Upgrade EKS Terraform Module
The Cloud Platform EKS clusters are created using the official terraform-aws-eks module. This is independent of the EKS version and EKS addons. Therefore, it will not always require to upgrade the EKS version or EKS addons when the EKS module is upgraded.
Pre-requisites
Before you begin, there are a few pre-requisites:
Your GPG key must be added to the infrastructure repo so that you can run
git-crypt unlock
.You have the AWS CLI profile
moj-cp
with suitable credentials.You have terraform and docker installed
Identify the major version you want to upgrade to
Review the changes in the changelog.
Upgrade Steps
Create a PR in Cloud Platform Infrastructure repository against the EKS module making the change to the desired terraform-aws-eks version
module "eks" {
source = "terraform-aws-modules/eks/aws"
- version = "17.24.0"
+ version = "18.31.2"
Based on the changes in the changelog, you can decide if the upgrade is a breaking change or not.

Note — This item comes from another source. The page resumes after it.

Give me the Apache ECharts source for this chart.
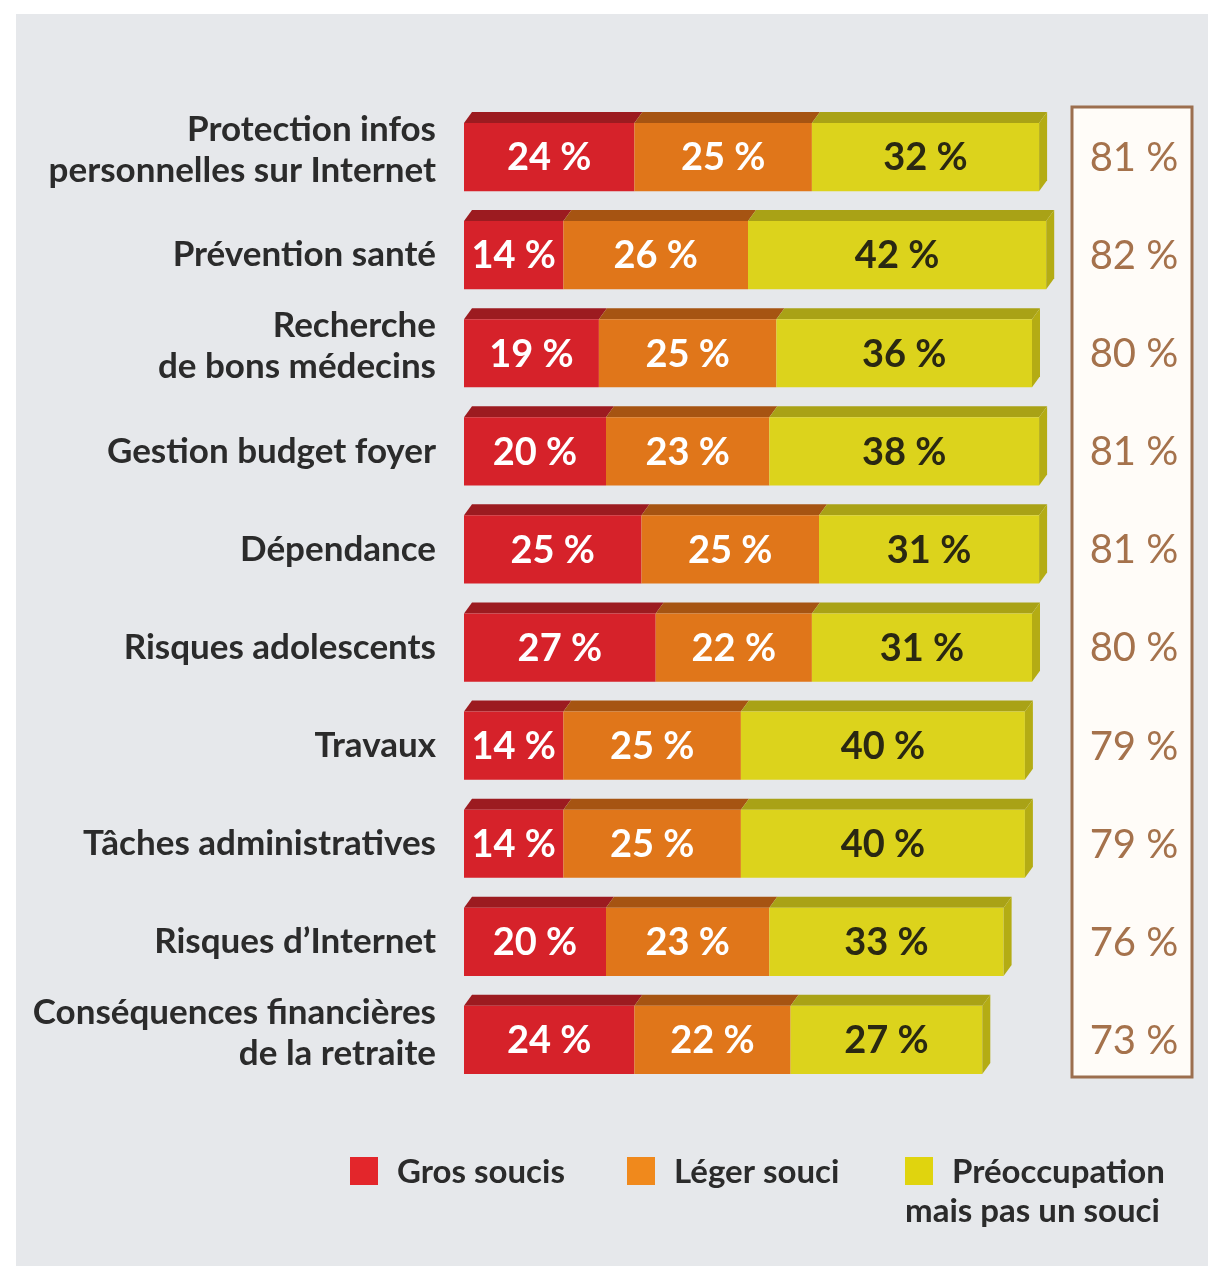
<!DOCTYPE html>
<html>
<head>
<meta charset="utf-8">
<script src="https://cdn.jsdelivr.net/npm/echarts@6/dist/echarts.min.js"></script>
<style>
  html, body { margin: 0; padding: 0; background: #fff; }
  #chart { width: 1218px; height: 1266px; }
</style>
</head>
<body>
<div id="chart"></div>
<script>
// catégories (de haut en bas)
const categories = [
  'Protection infos\npersonnelles sur Internet',
  'Prévention santé',
  'Recherche\nde bons médecins',
  'Gestion budget foyer',
  'Dépendance',
  'Risques adolescents',
  'Travaux',
  'Tâches administratives',
  'Risques d’Internet',
  'Conséquences financières\nde la retraite'
]
const grosSoucis = [24, 14, 19, 20, 25, 27, 14, 14, 20, 24]
const legerSouci = [25, 26, 25, 23, 25, 22, 25, 25, 23, 22]
const preoccupation = [32, 42, 36, 38, 31, 31, 40, 40, 33, 27]
const totals = [81, 82, 80, 81, 81, 80, 79, 79, 76, 73]
const seriesNames = ['Gros soucis', 'Léger souci', 'Préoccupation', 'mais pas un souci']

const FONT = 'Lato, "Liberation Sans", sans-serif'

// couleurs : face avant, dessus, côté, texte
const styles = [
  { front: '#d6222a', top: '#9c1b20', side: '#9c1b20', text: '#ffffff', legend: '#e3262b' },
  { front: '#e0761a', top: '#a65412', side: '#a65412', text: '#ffffff', legend: '#f0891c' },
  { front: '#dcd31c', top: '#a9a216', side: '#b4ac14', text: '#2a2812', legend: '#e0d40e' }
]

const chartDom = document.getElementById('chart')
const myChart = echarts.init(chartDom)

// segments empilés : [début, fin, ligne, valeur]
function buildSegments(values, offsets) {
  return values.map((v, i) => [offsets[i], offsets[i] + v, i, v])
}
const off0 = grosSoucis.map(() => 0)
const off1 = grosSoucis.slice()
const off2 = grosSoucis.map((v, i) => v + legerSouci[i])

const DX = 8
const DY = 11

function segRender(k, isLast) {
  return function (params, api) {
    const start = api.value(0)
    const end = api.value(1)
    const row = api.value(2)
    const val = api.value(3)
    const p0 = api.coord([start, row])
    const p1 = api.coord([end, row])
    const h = api.size([0, 1])[1] * 0.695
    const yT = p0[1] - h / 2
    const yB = p0[1] + h / 2
    const st = styles[k]
    const children = [
      {
        type: 'polygon',
        shape: { points: [[p0[0], yT], [p0[0] + DX, yT - DY], [p1[0] + DX, yT - DY], [p1[0], yT]] },
        style: { fill: st.top }
      },
      {
        type: 'rect',
        shape: { x: p0[0], y: yT, width: p1[0] - p0[0], height: h },
        style: { fill: st.front }
      }
    ]
    if (isLast) {
      children.push({
        type: 'polygon',
        shape: { points: [[p1[0], yT], [p1[0] + DX, yT - DY], [p1[0] + DX, yB - DY], [p1[0], yB]] },
        style: { fill: st.side }
      })
    }
    children.push({
      type: 'text',
      x: (p0[0] + p1[0]) / 2,
      y: p0[1] + 1,
      style: {
        text: val + ' %',
        fill: st.text,
        font: 'bold 38px ' + FONT,
        align: 'center',
        verticalAlign: 'middle'
      }
    })
    return { type: 'group', children: children }
  }
}

function totalRender(params, api) {
  const row = api.value(1)
  const p = api.coord([0, row])
  return {
    type: 'text',
    x: 1134,
    y: p[1] + 1,
    style: {
      text: api.value(2) + ' %',
      fill: '#a5724c',
      font: '40px ' + FONT,
      align: 'center',
      verticalAlign: 'middle'
    }
  }
}

const legendItems = []
const legendX = [350, 627, 905]
for (let k = 0; k < 3; k++) {
  legendItems.push({
    type: 'rect',
    shape: { x: legendX[k], y: 1157, width: 28, height: 28 },
    style: { fill: styles[k].legend }
  })
  legendItems.push({
    type: 'text',
    x: legendX[k] + 47,
    y: 1172,
    style: {
      text: seriesNames[k],
      fill: '#2b2b2b',
      font: 'bold 33px ' + FONT,
      verticalAlign: 'middle'
    }
  })
}
legendItems.push({
  type: 'text',
  x: 905,
  y: 1211,
  style: {
    text: seriesNames[3],
    fill: '#2b2b2b',
    font: 'bold 33px ' + FONT,
    verticalAlign: 'middle'
  }
})

const option = {
  animation: false,
  backgroundColor: '#ffffff',
  grid: { left: 464, right: 44, top: 108, bottom: 177 },
  xAxis: {
    type: 'value',
    min: 0,
    max: 100,
    show: false
  },
  yAxis: {
    type: 'category',
    data: categories,
    inverse: true,
    axisLine: { show: false },
    axisTick: { show: false },
    splitLine: { show: false },
    axisLabel: {
      margin: 28,
      color: '#2b2b2b',
      fontSize: 35,
      fontWeight: 'bold',
      fontFamily: FONT,
      lineHeight: 41,
      align: 'right',
      // les libellés sur deux lignes sont un peu remontés
      formatter: v => (v.indexOf('\n') >= 0 ? v + '\n{s| }' : v),
      rich: {
        s: { fontSize: 1, lineHeight: 14 }
      }
    }
  },
  graphic: [
    {
      type: 'rect',
      z: -10,
      shape: { x: 16, y: 14, width: 1192, height: 1252 },
      style: { fill: '#e6e8eb' }
    },
    {
      type: 'rect',
      z: -5,
      shape: { x: 1072, y: 107, width: 120, height: 970 },
      style: { fill: '#fffcf8', stroke: '#9c6f4f', lineWidth: 3 }
    }
  ].concat(legendItems),
  series: [
    {
      type: 'custom',
      name: seriesNames[0],
      renderItem: segRender(0, false),
      encode: { x: [0, 1], y: 2 },
      data: buildSegments(grosSoucis, off0)
    },
    {
      type: 'custom',
      name: seriesNames[1],
      renderItem: segRender(1, false),
      encode: { x: [0, 1], y: 2 },
      data: buildSegments(legerSouci, off1)
    },
    {
      type: 'custom',
      name: seriesNames[2],
      renderItem: segRender(2, true),
      encode: { x: [0, 1], y: 2 },
      data: buildSegments(preoccupation, off2)
    },
    {
      type: 'custom',
      name: 'Total',
      renderItem: totalRender,
      encode: { x: 0, y: 1 },
      data: totals.map((t, i) => [0, i, t])
    }
  ]
}

myChart.setOption(option)
</script>
</body>
</html>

Upgrade with no breaking changes
- Execute
terraform plan
(or the automated plan pipeline) and review changes. If changes are all as expected, runterraform apply
to execute the changes.
Note: When you run terraform plan
, if it is only showing launch_template version change as below, executing terraform apply
will only create a new template version.
# module.eks.module.node_groups.aws_launch_template.workers["monitoring_ng"] will be updated in-place
~ resource "aws_launch_template" "workers" {
~ default_version = 1 -> (known after apply)
~ latest_version = 1 -> (known after apply)
For cluster node groups to use the new template version created, you need to run terraform apply
again, that will trigger a re-cycle of all the nodes using terraform.
This can be disruptive and also incur terraform apply timeout. Hence, follow the below steps to update the node groups with the new template version.
To update the node groups with the new template version:
- login to AWS console
- select EKS and select the cluster
- click on the Compute and select the node group
- click on Change launch template version
option
- select update strategy as force update
and Update.
This will perform a rolling update of all the nodes in the node group. When AWS recycles the nodes, it will not evict pods if it will break the PDB. This will cause the node to stall the update and the nodes will not continue to recycle.
This CloudWatch Dashboard is used to monitor the pod eviction status for live cluster.
To rectify this, run the script mentioned in Recycle-all-nodes Gotchas section
Upgrade with breaking changes
Recent EKS module upgrade from 17 to 18 mentioned breaking changes to the resources. Hence, a non-distruptive process of creating new node group, moving terraform state, draining the old node group and finally deleting the old node group was followed.
Detailed steps are mentioned in the google doc The PR with the module changes are here: Here is the PR for the changes: #2458
Any future upgrades where the terraform plan or the changelog shows breaking changes, the procedure needs to be reviewed and modified based on what the breaking changes are.